COLLECTED DATA:
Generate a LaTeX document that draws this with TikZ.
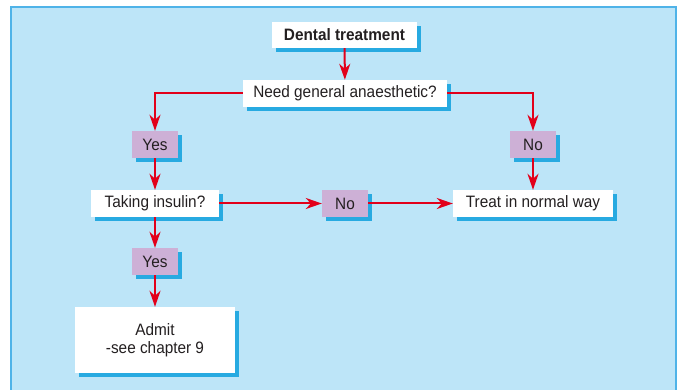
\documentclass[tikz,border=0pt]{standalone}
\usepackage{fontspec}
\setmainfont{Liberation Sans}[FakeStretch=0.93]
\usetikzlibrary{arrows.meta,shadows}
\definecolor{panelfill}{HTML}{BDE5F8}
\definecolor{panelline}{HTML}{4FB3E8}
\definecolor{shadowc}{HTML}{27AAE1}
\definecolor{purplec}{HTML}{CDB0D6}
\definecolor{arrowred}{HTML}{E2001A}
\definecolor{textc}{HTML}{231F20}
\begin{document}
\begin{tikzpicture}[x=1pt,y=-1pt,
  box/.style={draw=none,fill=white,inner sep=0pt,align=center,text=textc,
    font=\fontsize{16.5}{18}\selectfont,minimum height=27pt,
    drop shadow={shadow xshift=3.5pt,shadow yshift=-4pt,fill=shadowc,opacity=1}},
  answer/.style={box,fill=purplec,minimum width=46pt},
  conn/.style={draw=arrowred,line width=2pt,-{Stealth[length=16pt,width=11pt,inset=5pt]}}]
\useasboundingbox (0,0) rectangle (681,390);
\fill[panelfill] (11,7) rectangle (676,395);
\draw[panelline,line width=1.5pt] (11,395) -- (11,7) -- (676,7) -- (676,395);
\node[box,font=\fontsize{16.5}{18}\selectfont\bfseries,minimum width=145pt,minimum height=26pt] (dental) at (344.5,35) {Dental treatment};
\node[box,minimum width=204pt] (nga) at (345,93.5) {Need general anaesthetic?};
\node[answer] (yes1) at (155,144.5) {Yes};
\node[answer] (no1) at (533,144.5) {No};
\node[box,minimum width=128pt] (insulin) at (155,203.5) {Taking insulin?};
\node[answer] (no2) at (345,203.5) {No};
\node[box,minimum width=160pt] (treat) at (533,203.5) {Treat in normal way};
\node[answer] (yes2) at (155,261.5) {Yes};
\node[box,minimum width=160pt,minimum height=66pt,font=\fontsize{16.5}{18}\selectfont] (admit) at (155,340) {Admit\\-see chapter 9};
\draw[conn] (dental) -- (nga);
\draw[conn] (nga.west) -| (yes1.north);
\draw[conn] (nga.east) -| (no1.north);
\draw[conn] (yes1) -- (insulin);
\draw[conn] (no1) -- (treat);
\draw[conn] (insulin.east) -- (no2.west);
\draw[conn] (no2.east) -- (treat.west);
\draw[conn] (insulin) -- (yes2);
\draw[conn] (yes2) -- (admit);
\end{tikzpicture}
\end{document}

WORK INSTRUCTIONS:
Set the data above down again exactly as given, with no pictures.

FINISHED EXERCISE:
Generate a LaTeX document that draws this with TikZ.
\documentclass[tikz,border=0pt]{standalone}
\usepackage{fontspec}
\setmainfont{Liberation Sans}[FakeStretch=0.93]
\usetikzlibrary{arrows.meta,shadows}
\definecolor{panelfill}{HTML}{BDE5F8}
\definecolor{panelline}{HTML}{4FB3E8}
\definecolor{shadowc}{HTML}{27AAE1}
\definecolor{purplec}{HTML}{CDB0D6}
\definecolor{arrowred}{HTML}{E2001A}
\definecolor{textc}{HTML}{231F20}
\begin{document}
\begin{tikzpicture}[x=1pt,y=-1pt,
  box/.style={draw=none,fill=white,inner sep=0pt,align=center,text=textc,
    font=\fontsize{16.5}{18}\selectfont,minimum height=27pt,
    drop shadow={shadow xshift=3.5pt,shadow yshift=-4pt,fill=shadowc,opacity=1}},
  answer/.style={box,fill=purplec,minimum width=46pt},
  conn/.style={draw=arrowred,line width=2pt,-{Stealth[length=16pt,width=11pt,inset=5pt]}}]
\useasboundingbox (0,0) rectangle (681,390);
\fill[panelfill] (11,7) rectangle (676,395);
\draw[panelline,line width=1.5pt] (11,395) -- (11,7) -- (676,7) -- (676,395);
\node[box,font=\fontsize{16.5}{18}\selectfont\bfseries,minimum width=145pt,minimum height=26pt] (dental) at (344.5,35) {Dental treatment};
\node[box,minimum width=204pt] (nga) at (345,93.5) {Need general anaesthetic?};
\node[answer] (yes1) at (155,144.5) {Yes};
\node[answer] (no1) at (533,144.5) {No};
\node[box,minimum width=128pt] (insulin) at (155,203.5) {Taking insulin?};
\node[answer] (no2) at (345,203.5) {No};
\node[box,minimum width=160pt] (treat) at (533,203.5) {Treat in normal way};
\node[answer] (yes2) at (155,261.5) {Yes};
\node[box,minimum width=160pt,minimum height=66pt,font=\fontsize{16.5}{18}\selectfont] (admit) at (155,340) {Admit\\-see chapter 9};
\draw[conn] (dental) -- (nga);
\draw[conn] (nga.west) -| (yes1.north);
\draw[conn] (nga.east) -| (no1.north);
\draw[conn] (yes1) -- (insulin);
\draw[conn] (no1) -- (treat);
\draw[conn] (insulin.east) -- (no2.west);
\draw[conn] (no2.east) -- (treat.west);
\draw[conn] (insulin) -- (yes2);
\draw[conn] (yes2) -- (admit);
\end{tikzpicture}
\end{document}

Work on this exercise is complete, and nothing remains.